Ravie que tu aies apprécié aussi la lecture du "Dernier inventeur", Simon Coencas, que la romancière a pu rencontrer deux ans avant son décès l'an dernier.
Très, très tentant. Ce glissement surement talentueux d'une époque à l'autre, ce moment commun d'une l'adolescence à vif .
Merci Tania, nous devinons que ce livre a été un beau moment de lecture pour toi. Bises et belle journée.
Le drame du pénitencier a été affreux et on se rend compte en lisant ce roman du désarroi de certains jeunes livrés à eux-mêmes, deux siècles plus tard. Bonne après-midi, Claudie.
intéressant je ne connaissais pas du tout cette auteure
C'est Marie Gillet qui me l'a fait découvrir, voilà donc une semaine varoise sur mon blog.
Ces pénitenciers d'enfants étaient horribles ! Lier les deux générations est une bonne idée, c'est toujours aussi difficile d'être un jeune à n'importe quelle époque, selon le contexte dans lequel on est.
En effet. Les deux périodes sont bien rendues, avec aussi les musiques des années 90.

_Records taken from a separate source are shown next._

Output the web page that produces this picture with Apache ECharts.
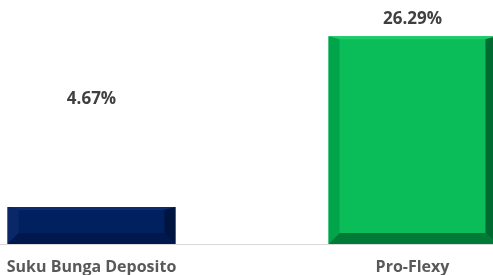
<!DOCTYPE html>
<html>
<head>
<meta charset="utf-8">
<script src="https://cdn.jsdelivr.net/npm/echarts@6/dist/echarts.min.js"></script>
<style>
  html, body { margin: 0; padding: 0; background: #fff; }
  #container { width: 493px; height: 275px; }
</style>
</head>
<body>
<div id="container"></div>
<script>
var categories = ['Suku Bunga Deposito', 'Pro-Flexy'];
var values = [4.67, 26.29];
var labels = ['4.67%', '26.29%'];

// bar face + bevel colours: [face, top, left, right, bottom]
var shades = [
  ['#002060', '#0d2b70', '#0a2868', '#001440', '#00184d'],
  ['#0bbd58', '#1ccc68', '#00a54b', '#006b30', '#007a36']
];

var myChart = echarts.init(document.getElementById('container'));

function bevel(params, api) {
  var i = params.dataIndex;
  var top = api.coord([api.value(0), api.value(1)]);
  var base = api.coord([api.value(0), 0]);
  var w = api.size([1, 0])[0] * 0.523;
  var x0 = top[0] - w / 2, x1 = top[0] + w / 2;
  var y0 = top[1], y1 = base[1];
  var b = 11, bt = 3;
  var c = shades[i];
  return {
    type: 'group',
    children: [
      { type: 'rect', shape: { x: x0, y: y0, width: w, height: y1 - y0 }, style: { fill: c[0] } },
      { type: 'polygon', shape: { points: [[x0, y0], [x1, y0], [x1 - b, y0 + bt], [x0 + b, y0 + bt]] }, style: { fill: c[1] } },
      { type: 'polygon', shape: { points: [[x0, y0], [x0 + b, y0 + bt], [x0 + b, y1 - b], [x0, y1]] }, style: { fill: c[2] } },
      { type: 'polygon', shape: { points: [[x1, y0], [x1 - b, y0 + bt], [x1 - b, y1 - b], [x1, y1]] }, style: { fill: c[3] } },
      { type: 'polygon', shape: { points: [[x0, y1], [x0 + b, y1 - b], [x1 - b, y1 - b], [x1, y1]] }, style: { fill: c[4] } }
    ]
  };
}

var option = {
  animation: false,
  grid: { left: -69, right: -80, top: 7, bottom: 31, outerBoundsMode: 'none', containLabel: false },
  xAxis: {
    type: 'category',
    data: categories,
    axisLine: { lineStyle: { color: '#d9d9d9', width: 1 } },
    axisTick: { show: false },
    axisLabel: {
      margin: 15,
      fontFamily: 'Open Sans',
      fontWeight: 'bold',
      fontSize: 16,
      color: '#595959'
    }
  },
  yAxis: {
    type: 'value',
    min: 0,
    max: 30,
    show: false,
    splitLine: { show: false }
  },
  series: [{
    type: 'custom',
    renderItem: bevel,
    data: categories.map(function (c, i) { return [i, values[i]]; }),
    z: 2
  }, {
    type: 'bar',
    barWidth: '52.3%',
    data: values.map(function (v, i) {
      return {
        value: v,
        label: { offset: i === 0 ? [0, -90] : [0, 0] }
      };
    }),
    itemStyle: { color: 'rgba(0,0,0,0)' },
    label: {
      show: true,
      position: 'top',
      distance: 9,
      formatter: function (p) { return labels[p.dataIndex]; },
      fontFamily: 'Open Sans',
      fontWeight: 'bold',
      fontSize: 17,
      color: '#404040'
    },
    z: 3
  }]
};
myChart.setOption(option);
</script>
</body>
</html>
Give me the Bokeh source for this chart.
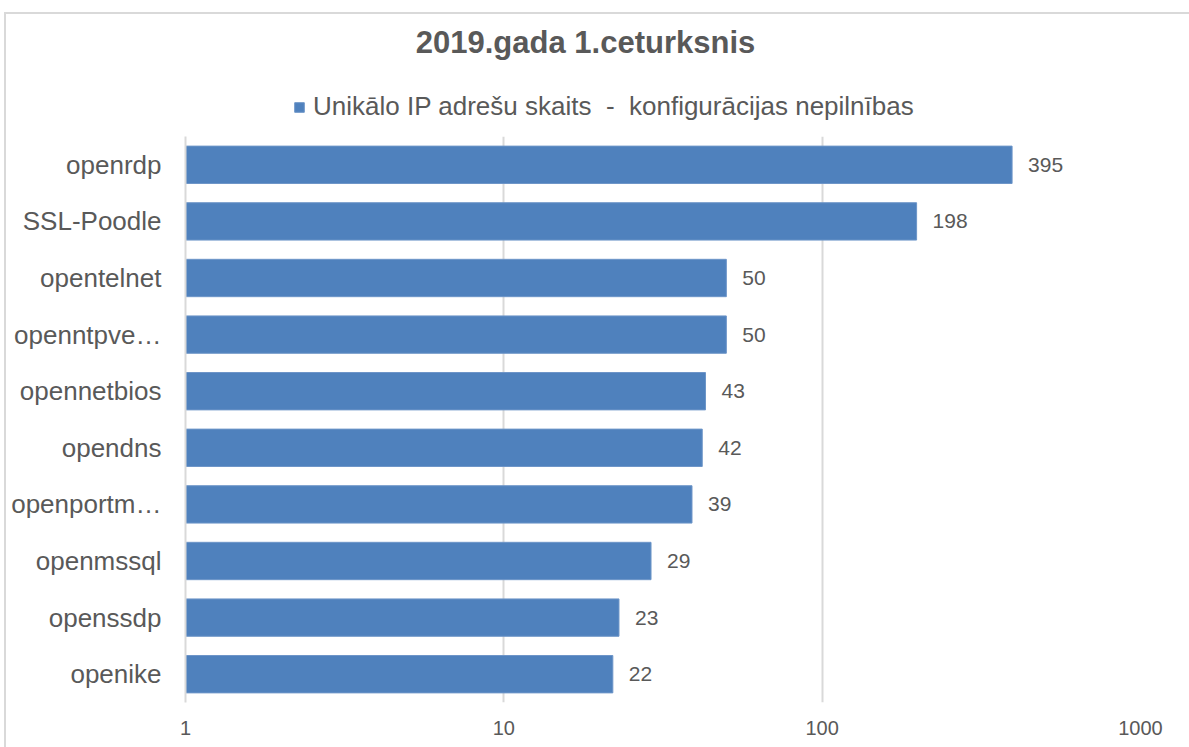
from bokeh.plotting import figure
from bokeh.layouts import column
from bokeh.models import (FactorRange, Range1d, FixedTicker, Legend, LegendItem,
                          ColumnDataSource)
from bokeh.embed import file_html
from bokeh.resources import INLINE
from bokeh.core.properties import value

categories = ["openrdp", "SSL-Poodle", "opentelnet", "openntpve\u2026", "opennetbios",
              "opendns", "openportm\u2026", "openmssql", "openssdp", "openike"]
counts = [395, 198, 50, 50, 43, 42, 39, 29, 23, 22]
tick_values = [1, 10, 100, 1000]
tick_labels = ["1", "10", "100", "1000"]
title_text = "2019.gada 1.ceturksnis"
series_name = "Unikālo IP adrešu skaits  -  konfigurācijas nepilnības"

FONT = "Liberation Sans"
GRAY = "#595959"
BLUE = "#4F81BD"
EDGE = "#6d95c8"

W = 1183
HEAD_H = 122
MAIN_H = 611
BL, BR = 179, 49
FRAME_W = W - BL - BR

# ---------------- header: title + legend ----------------
head = figure(width=W, height=HEAD_H, output_backend="svg", toolbar_location=None,
              x_range=Range1d(0, FRAME_W), y_range=Range1d(0, HEAD_H),
              x_axis_location=None, y_axis_location=None,
              min_border_left=BL, min_border_right=BR, min_border_top=0,
              min_border_bottom=0)
head.outline_line_color = None
head.xgrid.grid_line_color = None
head.ygrid.grid_line_color = None
head.text(x=[400], y=[94], text=[title_text], text_align="center",
          text_baseline="middle", text_color=GRAY, text_font=value(FONT),
          text_font_size="31px", text_font_style="bold")
# legend swatch renderer (kept outside the visible range)
swatch = head.hbar(y=[-50], left=[0], right=[1], height=1,
                   fill_color=BLUE, line_color=EDGE, line_width=1)
legend = Legend(items=[LegendItem(label=series_name, renderers=[swatch])],
                location=(108, 14), orientation="horizontal",
                glyph_width=12, glyph_height=12, label_standoff=8, padding=0, margin=0,
                spacing=0, border_line_color=None, background_fill_alpha=0,
                label_text_font=FONT, label_text_font_size="26px",
                label_text_color=GRAY, label_text_baseline="middle")
head.add_layout(legend)

# ---------------- main bar chart ----------------
src = ColumnDataSource(dict(cat=categories, val=counts, base=[1] * len(counts),
                            lab=[str(v) for v in counts]))

p = figure(width=W, height=MAIN_H, output_backend="svg", toolbar_location=None,
           x_axis_type="log", x_range=Range1d(1, 1000),
           y_range=FactorRange(factors=list(reversed(categories)), range_padding=0),
           min_border_left=BL, min_border_right=BR, min_border_top=0,
           min_border_bottom=45)
p.outline_line_color = None

p.hbar(y="cat", left="base", right="val", height=0.66, source=src,
       fill_color=BLUE, line_color=EDGE, line_width=1)
p.text(x="val", y="cat", text="lab", source=src, x_offset=16,
       text_baseline="middle", text_align="left", text_color=GRAY,
       text_font=value(FONT), text_font_size="21px")

xa = p.xaxis[0]
xa.ticker = FixedTicker(ticks=tick_values, minor_ticks=[])
xa.major_label_overrides = {v: l for v, l in zip(tick_values, tick_labels)}
xa.axis_line_color = None
xa.major_tick_line_color = None
xa.minor_tick_line_color = None
xa.major_tick_out = 0
xa.major_label_text_font = FONT
xa.major_label_text_font_size = "20px"
xa.major_label_text_color = GRAY
xa.major_label_standoff = 18

ya = p.yaxis[0]
ya.axis_line_color = "#d9d9d9"
ya.axis_line_width = 2
ya.major_tick_line_color = None
ya.minor_tick_line_color = None
ya.major_tick_out = 0
ya.major_label_text_font = FONT
ya.major_label_text_font_size = "26px"
ya.major_label_text_color = GRAY
ya.major_label_standoff = 24

p.ygrid.grid_line_color = None
p.xgrid.ticker = FixedTicker(ticks=tick_values, minor_ticks=[])
p.xgrid.grid_line_color = "#d9d9d9"
p.xgrid.grid_line_width = 2
p.xgrid.minor_grid_line_color = None

layout = column(head, p, spacing=0, margin=(12, 0, 0, 4),
                styles={"border-top": "2px solid #d9d9d9",
                        "border-left": "2px solid #d9d9d9"})

open("out.html", "w").write(file_html(layout, INLINE))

Ce titre est dans ma liste de livres à emprunter. J'avais lu sur le net un texte très intéressant au sujet de ces pauvres enfants, c'est un peu long mais lis-le quand tu as un peu de temps :
https://www.porquerolles-patrimoine.fr/colonieagricole.html
Bises, merci pour ce conseil de lecture Tania, à bientôt. brigitte
Un grand merci pour ce lien très instructif, Brigitte, je viens de le lire. Héloïse Guay de Bellissen s'est bien documentée pour faire revivre ces événements et je ne doute pas de l'intérêt que tu trouveras à la lecture de son roman.